▶ WORK TO BE COMPLETED
Return every line below as is, leaving out the pictures.

--- Begin DATA LINES ---

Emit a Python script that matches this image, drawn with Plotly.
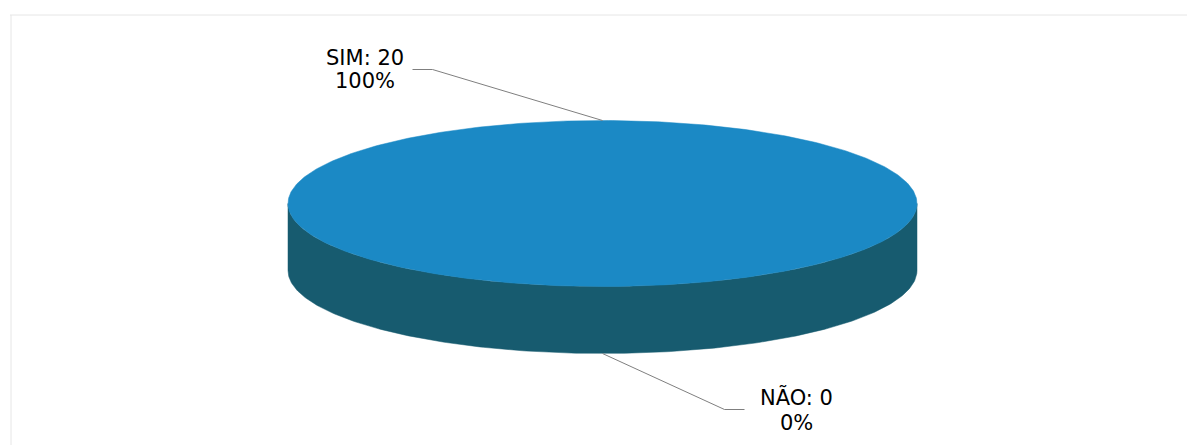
import numpy as np
import plotly.graph_objects as go

# ---- data ----
labels = ["SIM", "NÃO"]
values = [20, 0]

# ---- style / layout constants ----
W, H = 1187, 445
CX, CY = 602.5, 203.5      # centre of the top face (px)
RX, RY = 314.5, 83.0       # radii of the top face (px)
DEPTH = 67.0               # thickness of the disc (px)
START_DEG = 180            # first slice angle, clockwise from 12 o'clock
TOP_COLORS = ["#1b89c5", "#9999ff"]
SIDE_COLORS = ["#175b6f", "#5c5c99"]
LEADER_OFFSETS = [(-170, -51), (122, 56)]   # elbow offset from anchor point
LEADER_TAIL = 20                            # horizontal tail length
LABEL_GAP = [48, 52]                        # tail end -> label centre
LINE_SHIFT = [(-11.5, 11.5), (-12.5, 13.0)]
FONT = dict(family="DejaVu Sans, Arial, sans-serif", size=21, color="#000000")


def pt(theta_deg, drop=0.0):
    t = np.radians(theta_deg)
    return CX + RX * np.sin(t), CY - RY * np.cos(t) + drop


def arc(a, b, n=240, drop=0.0):
    th = np.linspace(a, b, n)
    xs, ys = pt(th, drop)
    return list(xs), list(ys)


def front_runs(a0, a1, step=0.25):
    """Contiguous runs of the visible front (90..270 deg) covered by [a0, a1]."""
    grid = np.arange(90.0, 270.0 + step / 2, step)
    span = a1 - a0
    covered = ((grid - a0) % 360.0) <= span + 1e-9
    runs, start = [], None
    for g, c in zip(grid, covered):
        if c and start is None:
            start = g
        if not c and start is not None:
            runs.append((start, prev))
            start = None
        prev = g
    if start is not None:
        runs.append((start, grid[-1]))
    return runs


fig = go.Figure()
total = float(sum(values))
cum = 0.0
slices = []
for lab, v, tc, sc in zip(labels, values, TOP_COLORS, SIDE_COLORS):
    a0 = START_DEG + cum / total * 360.0
    a1 = a0 + v / total * 360.0
    cum += v
    slices.append((lab, v, a0, a1, tc, sc))

# sides (front half only)
for lab, v, a0, a1, tc, sc in slices:
    if v <= 0:
        continue
    for a, b in front_runs(a0, a1):
        xt, yt = arc(a, b)
        xb, yb = arc(b, a, drop=DEPTH)
        fig.add_trace(go.Scatter(x=xt + xb + [xt[0]], y=yt + yb + [yt[0]],
                                 mode="lines", fill="toself", fillcolor=sc,
                                 line=dict(width=0.5, color=sc),
                                 hoverinfo="skip", showlegend=False))

# top faces
for lab, v, a0, a1, tc, sc in slices:
    if v <= 0:
        continue
    xs, ys = arc(a0, a1, n=480)
    if a1 - a0 < 359.999:
        xs = [CX] + xs + [CX]
        ys = [CY] + ys + [CY]
    fig.add_trace(go.Scatter(x=xs, y=ys, mode="lines", fill="toself",
                             fillcolor=tc, line=dict(width=0.5, color=tc),
                             hoverinfo="skip", showlegend=False))

# leader lines and labels
for i, (lab, v, a0, a1, tc, sc) in enumerate(slices):
    mid = (a0 + a1) / 2.0
    front = np.cos(np.radians(mid)) < 0
    ax, ay = pt(mid, DEPTH if front else 0.0)
    dx, dy = LEADER_OFFSETS[i]
    ex, ey = ax + dx, ay + dy
    sgn = 1 if dx > 0 else -1
    tx = ex + sgn * LEADER_TAIL
    fig.add_trace(go.Scatter(x=[ax, ex, tx], y=[ay, ey, ey], mode="lines",
                             line=dict(color="#7f7f7f", width=1),
                             hoverinfo="skip", showlegend=False))
    cxl = tx + sgn * LABEL_GAP[i]
    pct = round(100 * v / total)
    for txt, sh in zip([f"{lab}: {v}", f"{pct}%"], LINE_SHIFT[i]):
        fig.add_annotation(x=cxl, y=ey + sh, text=txt, showarrow=False,
                           xanchor="center", yanchor="middle", font=FONT)

# faint chart-area frame
fig.add_shape(type="line", x0=10, x1=W, y0=15, y1=15,
              line=dict(color="#e6e6e6", width=1))
fig.add_shape(type="line", x0=11, x1=11, y0=15, y1=H,
              line=dict(color="#e6e6e6", width=1))

fig.update_layout(
    width=W, height=H, margin=dict(l=0, r=0, t=0, b=0),
    paper_bgcolor="white", plot_bgcolor="white",
    xaxis=dict(range=[0, W], visible=False, fixedrange=True),
    yaxis=dict(range=[H, 0], visible=False, fixedrange=True),
    showlegend=False,
)
fig.write_html("out.html")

--- End DATA LINES ---

▶ RESPONSE BELOW
Emit a Python script that matches this image, drawn with Plotly.
import numpy as np
import plotly.graph_objects as go

# ---- data ----
labels = ["SIM", "NÃO"]
values = [20, 0]

# ---- style / layout constants ----
W, H = 1187, 445
CX, CY = 602.5, 203.5      # centre of the top face (px)
RX, RY = 314.5, 83.0       # radii of the top face (px)
DEPTH = 67.0               # thickness of the disc (px)
START_DEG = 180            # first slice angle, clockwise from 12 o'clock
TOP_COLORS = ["#1b89c5", "#9999ff"]
SIDE_COLORS = ["#175b6f", "#5c5c99"]
LEADER_OFFSETS = [(-170, -51), (122, 56)]   # elbow offset from anchor point
LEADER_TAIL = 20                            # horizontal tail length
LABEL_GAP = [48, 52]                        # tail end -> label centre
LINE_SHIFT = [(-11.5, 11.5), (-12.5, 13.0)]
FONT = dict(family="DejaVu Sans, Arial, sans-serif", size=21, color="#000000")


def pt(theta_deg, drop=0.0):
    t = np.radians(theta_deg)
    return CX + RX * np.sin(t), CY - RY * np.cos(t) + drop


def arc(a, b, n=240, drop=0.0):
    th = np.linspace(a, b, n)
    xs, ys = pt(th, drop)
    return list(xs), list(ys)


def front_runs(a0, a1, step=0.25):
    """Contiguous runs of the visible front (90..270 deg) covered by [a0, a1]."""
    grid = np.arange(90.0, 270.0 + step / 2, step)
    span = a1 - a0
    covered = ((grid - a0) % 360.0) <= span + 1e-9
    runs, start = [], None
    for g, c in zip(grid, covered):
        if c and start is None:
            start = g
        if not c and start is not None:
            runs.append((start, prev))
            start = None
        prev = g
    if start is not None:
        runs.append((start, grid[-1]))
    return runs


fig = go.Figure()
total = float(sum(values))
cum = 0.0
slices = []
for lab, v, tc, sc in zip(labels, values, TOP_COLORS, SIDE_COLORS):
    a0 = START_DEG + cum / total * 360.0
    a1 = a0 + v / total * 360.0
    cum += v
    slices.append((lab, v, a0, a1, tc, sc))

# sides (front half only)
for lab, v, a0, a1, tc, sc in slices:
    if v <= 0:
        continue
    for a, b in front_runs(a0, a1):
        xt, yt = arc(a, b)
        xb, yb = arc(b, a, drop=DEPTH)
        fig.add_trace(go.Scatter(x=xt + xb + [xt[0]], y=yt + yb + [yt[0]],
                                 mode="lines", fill="toself", fillcolor=sc,
                                 line=dict(width=0.5, color=sc),
                                 hoverinfo="skip", showlegend=False))

# top faces
for lab, v, a0, a1, tc, sc in slices:
    if v <= 0:
        continue
    xs, ys = arc(a0, a1, n=480)
    if a1 - a0 < 359.999:
        xs = [CX] + xs + [CX]
        ys = [CY] + ys + [CY]
    fig.add_trace(go.Scatter(x=xs, y=ys, mode="lines", fill="toself",
                             fillcolor=tc, line=dict(width=0.5, color=tc),
                             hoverinfo="skip", showlegend=False))

# leader lines and labels
for i, (lab, v, a0, a1, tc, sc) in enumerate(slices):
    mid = (a0 + a1) / 2.0
    front = np.cos(np.radians(mid)) < 0
    ax, ay = pt(mid, DEPTH if front else 0.0)
    dx, dy = LEADER_OFFSETS[i]
    ex, ey = ax + dx, ay + dy
    sgn = 1 if dx > 0 else -1
    tx = ex + sgn * LEADER_TAIL
    fig.add_trace(go.Scatter(x=[ax, ex, tx], y=[ay, ey, ey], mode="lines",
                             line=dict(color="#7f7f7f", width=1),
                             hoverinfo="skip", showlegend=False))
    cxl = tx + sgn * LABEL_GAP[i]
    pct = round(100 * v / total)
    for txt, sh in zip([f"{lab}: {v}", f"{pct}%"], LINE_SHIFT[i]):
        fig.add_annotation(x=cxl, y=ey + sh, text=txt, showarrow=False,
                           xanchor="center", yanchor="middle", font=FONT)

# faint chart-area frame
fig.add_shape(type="line", x0=10, x1=W, y0=15, y1=15,
              line=dict(color="#e6e6e6", width=1))
fig.add_shape(type="line", x0=11, x1=11, y0=15, y1=H,
              line=dict(color="#e6e6e6", width=1))

fig.update_layout(
    width=W, height=H, margin=dict(l=0, r=0, t=0, b=0),
    paper_bgcolor="white", plot_bgcolor="white",
    xaxis=dict(range=[0, W], visible=False, fixedrange=True),
    yaxis=dict(range=[H, 0], visible=False, fixedrange=True),
    showlegend=False,
)
fig.write_html("out.html")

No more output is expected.